Fırat Kalkanı Harekâtı kapsamında Türk askerlerinin bulunduğu bir binanın, Rusya'ya ait bir savaş uçağı tarafından DEAŞ'a yönelik hava harekâtı esnasında "kazaen" vurulduğu açıklandı. Üç askerimiz şehit oldu. Yaralılarımız da var.
Kremlin, "koordinatlar üzerinde anlaşmazlık" yaşandığını açıkladı. Ardından da Rus Devlet Başkanı Putin, Cumhurbaşkanı Erdoğan'ı arayarak üzüntülerini iletti, baş sağlığı diledi.
Bahsettiğimiz coğrafya gerçek anlamda at izinin it izine karıştığı bir bölge. Onlarca devlet fiilen sahada. Aralarında da taşeron terör örgütleri ve siviller... Mermiler havada birbirini yalıyor.
Yaşanan karmaşadan ötürü bugüne değin savaş sebebi gösterilebilecek pek çok kaza, sabotaj vs. yaşandı. Ancak bu puslu hava, ülkelerin ilişkilerini dizayn etmek isteyenler için de en uygun ortam.
Türkiye'nin Rusya'ya ait bir savaş uçağını sınır ihlali yaptığı gerekçesiyle düşürmesini hatırlayın.
Dönemin Başbakanı Davutoğlu'nun "emri ben verdim" demesiyle daha içinden çıkılmaz hale gelen kriz nedeniyle iki ülke neredeyse savaşın eşiğine gelmişti. Gerginliğin ekonomik faturasını da halen ülkece ödüyoruz.
Ancak bu krizin nasıl bir tuzak olduğu çok geçmeden anlaşıldı. 15 Temmuz'un ardından, uçağın Ankara'nın inisiyatifiyle değil, NATO piyonu FETÖ'cülerin bir sabotajı sonucu düşürüldüğü iddiası bizzat Rusya tarafından dile getirildi.
Bereket, son dönemde yaşadığımız deneyimlerle, bu tür kriz durumlarında artık popülizmin cazibesine kapılmamak gerektiğini öğrendik.
Bu yüzden de türlü çeşitli bahaneler ve maskelerle krizleri derinleştirmeye, Türkiye'nin arasının düzeldiği ülkelerle ilişkilerini bozmaya çalışanlara karşı uyanığız.

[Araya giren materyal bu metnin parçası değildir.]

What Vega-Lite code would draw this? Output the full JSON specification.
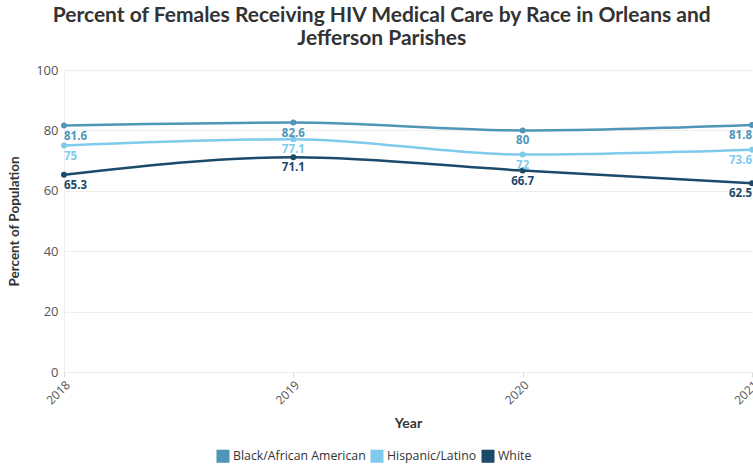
{
  "$schema": "https://vega.github.io/schema/vega-lite/v6.json",
  "width": 688,
  "height": 302,
  "autosize": {"type": "none"},
  "padding": {"left": 64, "top": 70, "right": 1, "bottom": 94},
  "background": "white",
  "title": {
    "text": ["Percent of Females Receiving HIV Medical Care by Race in Orleans and", "Jefferson Parishes"],
    "font": "Lato",
    "fontSize": 21,
    "fontWeight": "bold",
    "color": "#333333",
    "anchor": "middle",
    "frame": "bounds",
    "lineHeight": 23,
    "offset": 15,
    "dx": -2
  },
  "data": {
    "values": [
      {"year": "2018", "race": "Black/African American", "pct": 81.6},
      {"year": "2019", "race": "Black/African American", "pct": 82.6},
      {"year": "2020", "race": "Black/African American", "pct": 80},
      {"year": "2021", "race": "Black/African American", "pct": 81.8},
      {"year": "2018", "race": "Hispanic/Latino", "pct": 75},
      {"year": "2019", "race": "Hispanic/Latino", "pct": 77.1},
      {"year": "2020", "race": "Hispanic/Latino", "pct": 72},
      {"year": "2021", "race": "Hispanic/Latino", "pct": 73.6},
      {"year": "2018", "race": "White", "pct": 65.3},
      {"year": "2019", "race": "White", "pct": 71.1},
      {"year": "2020", "race": "White", "pct": 66.7},
      {"year": "2021", "race": "White", "pct": 62.5}
    ]
  },
  "encoding": {
    "x": {
      "field": "year", "type": "ordinal",
      "scale": {"type": "point", "padding": 0},
      "axis": {
        "title": "Year", "titleFont": "Lato", "titleFontSize": 14, "titleFontWeight": "bold", "titleColor": "#333333", "titlePadding": 10,
        "labelAngle": -45, "labelAlign": "right", "labelBaseline": "top", "labelFont": "Open Sans", "labelFontSize": 12, "labelColor": "#555555",
        "domain": false, "ticks": true, "tickColor": "#dddddd", "tickSize": 5, "grid": false
      }
    },
    "y": {
      "field": "pct", "type": "quantitative",
      "scale": {"domain": [0, 100]},
      "axis": {
        "title": "Percent of Population", "titleFont": "Lato", "titleFontSize": 13.5, "titleFontWeight": "bold", "titleColor": "#333333", "titlePadding": 14,
        "values": [0, 20, 40, 60, 80, 100],
        "labelFont": "Open Sans", "labelFontSize": 13, "labelColor": "#555555", "labelPadding": 6,
        "domain": true, "domainColor": "#eeeeee", "ticks": false, "grid": true, "gridColor": "#eeeeee"
      }
    },
    "color": {
      "field": "race", "type": "nominal",
      "scale": {"domain": ["Black/African American", "Hispanic/Latino", "White"], "range": ["#5096b8", "#7fcbed", "#1b4a6b"]},
      "legend": {
        "title": null, "orient": "none", "legendX": 152, "legendY": 379, "direction": "horizontal", "symbolType": "square", "symbolSize": 170,
        "symbolStrokeWidth": 0, "symbolOpacity": 1,
        "labelFont": "Open Sans", "labelFontSize": 12.3, "labelColor": "#333333", "columnPadding": 4, "labelOffset": 3
      }
    }
  },
  "config": {
    "view": {"stroke": null}
  },
  "layer": [
    {"mark": {"type": "line", "interpolate": "monotone", "strokeWidth": 2.5}},
    {"mark": {"type": "point", "filled": true, "size": 35, "opacity": 1}},
    {
      "transform": [{"filter": "datum.year == '2018'"}],
      "mark": {"type": "text", "align": "left", "baseline": "top", "dy": 5, "font": "Open Sans", "fontSize": 11.5, "fontWeight": "bold"},
      "encoding": {"text": {"field": "pct", "type": "quantitative"}}
    },
    {
      "transform": [{"filter": "datum.year == '2019' || datum.year == '2020'"}],
      "mark": {"type": "text", "align": "center", "baseline": "top", "dy": 5, "font": "Open Sans", "fontSize": 11.5, "fontWeight": "bold"},
      "encoding": {"text": {"field": "pct", "type": "quantitative"}}
    },
    {
      "transform": [{"filter": "datum.year == '2021'"}],
      "mark": {"type": "text", "align": "right", "baseline": "top", "dy": 5, "font": "Open Sans", "fontSize": 11.5, "fontWeight": "bold"},
      "encoding": {"text": {"field": "pct", "type": "quantitative"}}
    }
  ]
}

Dün de yine ortalıktaydı bu tipler. Tıpkı son dönenmede ABD ile ilişkilerini düzelten Türkiye yönetimini kamuoyu nezdinde sıkıştırmak için Trump'a yüklendikleri gibi, bu kez de resmi özür ileten Rusya'nın bilerek, isteyerek TSK'yı vurduğunu söylüyorlardı.
Kimi gazetecilerse, çatışma değil uzlaşma noktalarını öne çıkarmayı gerektiren barış gazeteciliğinin ilkelerini ayakları altına alıp savaş tamtamları çalıyordu.
Referandum öncesi her zamankinden fazla uyanık olmalıyız. Bu sağduyu, gerçekleri öğrenmemize engel değil.
***
Oklar Rusya'ya döndü
Rusya'nın Türk askerlerini kazaen vurduğunu açıklamasının ardından çeşitli bilgiler dolaşıma sokuldu.
Örneğin bunlardan en dikkat çekici olanı, Rus uçaklarının TSK'dan aldıkları koordinatla hedefi vurdukları iddiasıydı. Yani bu durumda Türk tarafı için ortada ya ciddi hata ya da sabotaj ihtimali vardı.
Söylenti üzerinden pek çok teori üretildi.
Ne var ki dün akşam saatlerinde Türk Genelkurmayı'ndan yapılan açıklamada şu ifadeler kullanıldı:
"Rusya'nın uçağıyla vurulan unsurlarımız takriben 10 günden beri aynı noktadaydı. Unsurlarımızın bulunduğu noktanın koordinatları son olarak 8 Şubat saat 23.11'de bildirildi."
Bakalım Rusya bu durumu nasıl izah edecek?
Zira anlaşıldığı kadarıyla "sorun" bizde değil onların ordusunda. Erdoğan gibi, Putin'i de tehdit ediyor!
Birkaç yıldır Türkiye-Rusya ilişkilerindeki krizler gösterdi ki, devletler için en iyi yol bahanelere sarılmak yerine hataları açıkça kabullenip üzerine gitmek.
Evet, Rusya'nın da uzun vadede en kazançlı çıkacağı tek yöntem bu.